Green Marketing Gone Vertical in Seattle

Rebecca Sheedy of Floraform Design is thrilled that her first vertical garden is also one of her most visible. Marx Foods may be the first, but Rebecca has since spent five years creating living walls, and ran a business maintaining gardens for several years before that. “I just love plants and always find a way to be out there with them,” she says.

Rebecca Sheedy with a Patric Blanc in Paris.
Rebecca Sheedy with a Patric Blanc in Paris.

She honed her expertise while studying botany at the University of Washington and The Evergreen State College. “I’m really into color, contrast, texture and shapes,” she says. In fact, her expertise is international. “During college, I did research in Costa Rica to estimate the biomass of forest canopy. We found there’s more biomass in the canopy than on the forest floor.”

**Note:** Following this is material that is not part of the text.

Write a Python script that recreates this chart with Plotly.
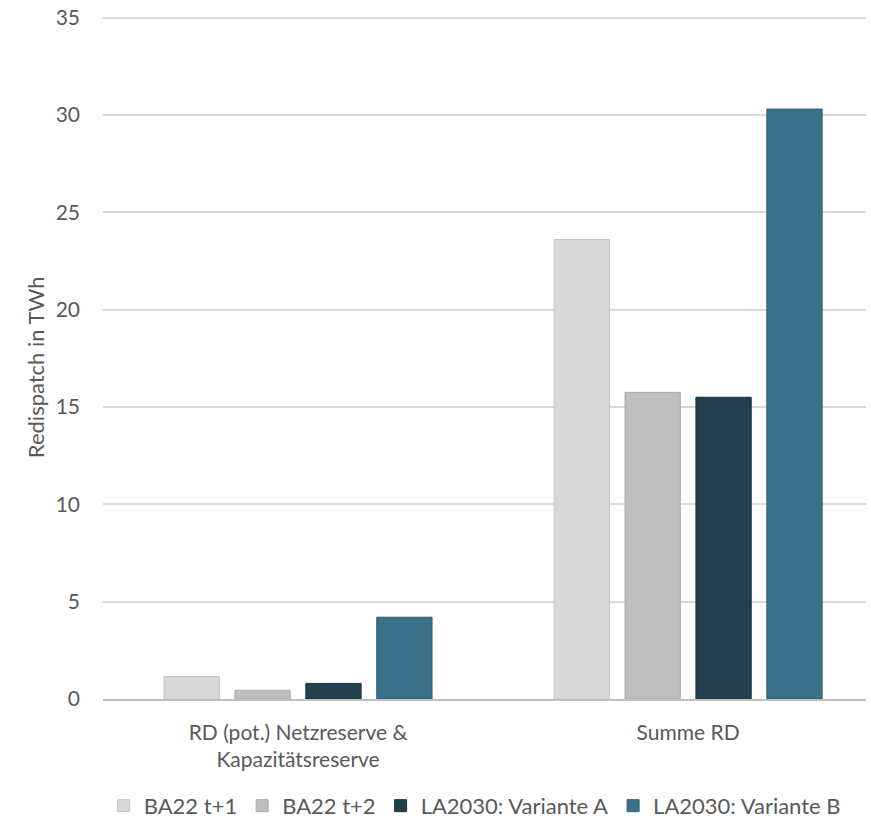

Rebecca’s vertical garden serenely packs a green marketing punch from its post overlooking the Marx Foods checkout area. “I started small with a Florafelt 8-pocket for the first 6 to 8 months,” Rebecca explains. “I learned what plants were happy where. It’s now 7 panels or 56 pockets.”

 

Florafelt Vertical Garden by Rebecca Sheedy, Floraform Design for Marx Foods, Seattle.
Florafelt Vertical Garden by Rebecca Sheedy, Floraform Design for Marx Foods, Seattle.

Plus a gorgeous frame that beautifully sets off the plants within. “The frame was Marx Foods’ idea. To hide the freezers, we incorporated the garden into the freezer wall. The garden sets Marx apart, makes a statement and generates a lot of buzz.”

Florafelt Vertical Garden by Rebecca Sheedy, Floraform Design for Marx Foods, Seattle.
Florafelt Vertical Garden by Rebecca Sheedy, Floraform Design for Marx Foods, Seattle.

Rebecca selects plants as carefully as Marx Foods shops for their clientele. The garden includes Homalomena, Medusa Bromeliads, Kangaroo Paw Fern, Vresia (a mottled leaf bromeliad), Spathiphyllum, Anthurium, Aglaonema (has a good sprawling habit and fills in the edges”), Philodendron and Schefflera ‘Soliel,’ which has stunning chartreuse leaves.

Rebecca shopped around before settling exclusively on Plants On Walls. “Back then a lot of people created walls themselves in a Patrick Blanc style, stapling felt to a wall. But I made sure to use a Compact Kit – it’s fully contained and operates on its own. I like how the hardware is invisible. People saw it and got in touch with me.”

Florafelt Vertical Garden Compact Kits by Rebecca Sheedy, Floraform Design for Marx Foods, Seattle.
Florafelt Vertical Garden Compact Kits by Rebecca Sheedy, Floraform Design for Marx Foods, Seattle.

Since then, Rebecca has created distinctive and beautiful vertical gardens for restaurants, homes, wine shops, doctors’ offices, you name it. Interestingly, doctors request the gardens for their examination rooms. “There is a big alternative medicine scene here – doctors prescribe plants as medicine,” she says.

Florafelt Vertical Garden Compact Kits by Rebecca Sheedy, Floraform Design for Marx Foods, Seattle.
Florafelt Vertical Garden Compact Kits by Rebecca Sheedy, Floraform Design for Marx Foods, Seattle.